To offset some of the above-noted disadvantages associated with the use of hexamine, some resin binder systems incorporate a thermosetting phenolic resole, together with the novolac, in order to reduce the amount of hexamine required for curing. Phenolic resole resins exhibit slower curing characteristics and are more difficult to control in terms of their degree of polymerization, when compared to purely novolac/hexamine systems. Additives are therefore generally used to catalyze and better control the cure of phenolic resole resins. Such additives are described, for example, in Japanese Patent Publication Nos. 53-58430 and 54-28357 and include hydroxides, oxides of magnesium, zinc and barium, bisphenol S, catechol, reactive phenols such as resorcinol, and acids such as salicylic acid.
Various phenolic resin binder compositions are described in the art.
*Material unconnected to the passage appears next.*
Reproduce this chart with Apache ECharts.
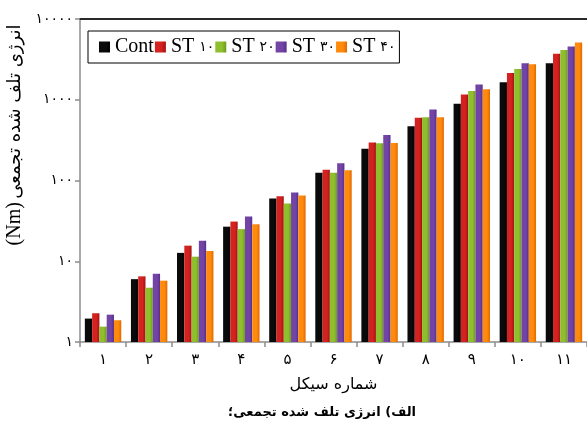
<!DOCTYPE html>
<html>
<head>
<meta charset="utf-8">
<script src="https://cdn.jsdelivr.net/npm/echarts@6/dist/echarts.min.js"></script>
<style>html,body{margin:0;padding:0;background:#fff}#c{width:587px;height:430px}</style>
</head>
<body>
<div id="c"></div>
<script>
// ---- data ----
const categories = ['۱','۲','۳','۴','۵','۶','۷','۸','۹','۱۰','۱۱'];
const seriesNames = ['Cont','ST ۱۰','ST ۲۰','ST ۳۰','ST ۴۰'];
const cont = [1.95, 6.0, 12.7, 26.8, 60, 125, 248, 470, 890, 1650, 2840];
const st10 = [2.27, 6.5, 15.6, 31, 64, 136, 295, 597, 1160, 2150, 3700];
const st20 = [1.55, 4.7, 11.4, 25, 52, 125, 290, 609, 1280, 2410, 4120];
const st30 = [2.18, 7.0, 17.9, 35.7, 71, 164, 367, 757, 1545, 2840, 4560];
const st40 = [1.86, 5.75, 13.4, 28.7, 65, 134, 292, 609, 1353, 2760, 5100];
const yTickLabels = ['۱','۱۰','۱۰۰','۱۰۰۰','۱۰۰۰۰'];
const yTitleUnit = '(Nm)';
const yTitleText = 'انرژی تلف شده تجمعی';
const xTitle = 'شماره سیکل';
const caption = 'الف) انرژی تلف شده تجمعی؛';

// ---- styles ----
const grad = (a, b) => new echarts.graphic.LinearGradient(0, 0, 1, 0, [
  {offset: 0, color: a}, {offset: 0.6, color: a}, {offset: 1, color: b}]);
const colors = [
  grad('#0a0a0a', '#000000'),
  grad('#d3221f', '#a01314'),
  grad('#8fbf2c', '#6f9a1d'),
  grad('#7244a6', '#56308a'),
  grad('#ff8a0c', '#e06800')
];
const allData = [cont, st10, st20, st30, st40];
const persianFont = '"DejaVu Sans", sans-serif';
const serifFont = '"Liberation Serif", "Times New Roman", serif';

const chart = echarts.init(document.getElementById('c'), null, {renderer: 'canvas'});
chart.setOption({
  animation: false,
  backgroundColor: '#fff',
  grid: {left: 80, top: 19, right: -2, bottom: 88, containLabel: false},
  legend: {
    data: seriesNames,
    left: 88, top: 31,
    orient: 'horizontal',
    icon: 'rect',
    itemWidth: 11, itemHeight: 11,
    itemGap: 1,
    padding: [6, 4, 6, 11],
    borderColor: '#000', borderWidth: 1,
    backgroundColor: '#fff',
    formatter: function (name) {
      if (name.indexOf('ST ') === 0) return '{s|ST }{d|' + name.slice(3) + '}';
      return '{s|' + name + '}';
    },
    textStyle: {
      rich: {
        s: {fontFamily: serifFont, fontSize: 20, color: '#000'},
        d: {fontFamily: persianFont, fontSize: 14, color: '#000'}
      }
    }
  },
  xAxis: [{
    type: 'category',
    data: categories,
    position: 'bottom',
    axisLine: {lineStyle: {color: '#8c8c8c', width: 1.5}},
    axisTick: {show: true, length: 5, lineStyle: {color: '#8c8c8c', width: 1.5}},
    axisLabel: {fontFamily: persianFont, fontSize: 15, color: '#000', margin: 11},
    name: xTitle,
    nameLocation: 'middle',
    nameGap: 35,
    nameTextStyle: {fontFamily: persianFont, fontSize: 16, color: '#000'},
    splitLine: {show: false}
  }, {
    type: 'category',
    data: categories,
    position: 'top',
    axisLine: {lineStyle: {color: '#2a2a2a', width: 2}},
    axisTick: {show: false},
    axisLabel: {show: false},
    splitLine: {show: false}
  }],
  yAxis: {
    type: 'log',
    logBase: 10,
    min: 1, max: 10000,
    axisLine: {show: true, lineStyle: {color: '#8c8c8c', width: 1.5}},
    axisTick: {show: true, length: 5, lineStyle: {color: '#8c8c8c', width: 1.5}},
    axisLabel: {
      fontFamily: persianFont, fontSize: 14, color: '#000', margin: 7,
      formatter: function (v) { return yTickLabels[Math.round(Math.log10(v))]; }
    },
    splitLine: {show: false},
    minorTick: {show: false}
  },
  series: seriesNames.map((n, i) => ({
    name: n,
    type: 'bar',
    xAxisIndex: 0,
    data: allData[i],
    barGap: '0%',
    barCategoryGap: '21%',
    itemStyle: {color: colors[i]}
  })),
  graphic: [
    {
      type: 'text',
      x: 15, y: 135,
      rotation: Math.PI / 2,
      style: {
        text: '{u|' + yTitleUnit + '} {t|' + yTitleText + '}',
        align: 'center', verticalAlign: 'middle',
        rich: {
          u: {fontFamily: serifFont, fontSize: 20, fill: '#000'},
          t: {fontFamily: persianFont, fontSize: 18, fill: '#000'}
        }
      }
    },
    {
      type: 'text',
      x: 322, y: 413,
      style: {
        text: caption,
        align: 'center', verticalAlign: 'middle',
        fontFamily: persianFont, fontSize: 13, fontWeight: 'bold', fill: '#000'
      }
    }
  ]
});
</script>
</body>
</html>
For example, U.S. Pat. No. 4,460,717 describes a phenolic resin comprising an aromatic ring compound, which purportedly allows for greater ease of removal of the mold from the cast metal, when this metal has a lower melting temperature than iron.
U.S. Pat. No. 4,426,484 describes phenolic resole resin binders having specified cure characteristics that are used to coat sand and prepare molding materials.
U.S. Pat. No. 4,252,700 describes the use of a lubricant-containing solid resole resin, as a curing agent for a novolac resin to provide faster curing, increase cross-link density, and achieve various other properties in binding sand used to form molds.
U.S. Pat. Nos. 4,397,967 and 4,403,076 describe novolac resins having improved cure speed, which are used to coat sand for the preparation of molds and cores having good tensile strength properties.
The art has not satisfactorily addressed the problems described above that prevent the reuse of refractory particulate material over a significant number of thermal reclamation cycles, in molding compositions comprising a phenolic resin binder. Accordingly, there remains a need for phenolic resin binder systems that allow refractory particulate material to be reused over multiple thermal reclamation cycles, without suffering from a loss in tensile strength and/or higher crumbling and cracking tendency of the resulting molds over time, especially when a sand/clay blend is used. Ideally, such binder systems also should have low emissions (including volatile organic carbon (VOC), ammonia, amines, smoke, and odors), a low tendency to form defects in the cast metal articles, and consequently a low requirement for the use of hexamine as a hardening agent to compensate for lost tensile strength. The binder systems should have various properties, discussed hereinafter, that are well suited to the formation of molding compositions. For example, the binders should be able to hold the shape of the mold as it is cured, without the separation of partially-cured or tacky molding composition (a phenomenon known as “peelback”). The binder systems should also provide good finishing characteristics of cast metal articles prepared from the molds, whether or not clay is incorporated into the molding composition.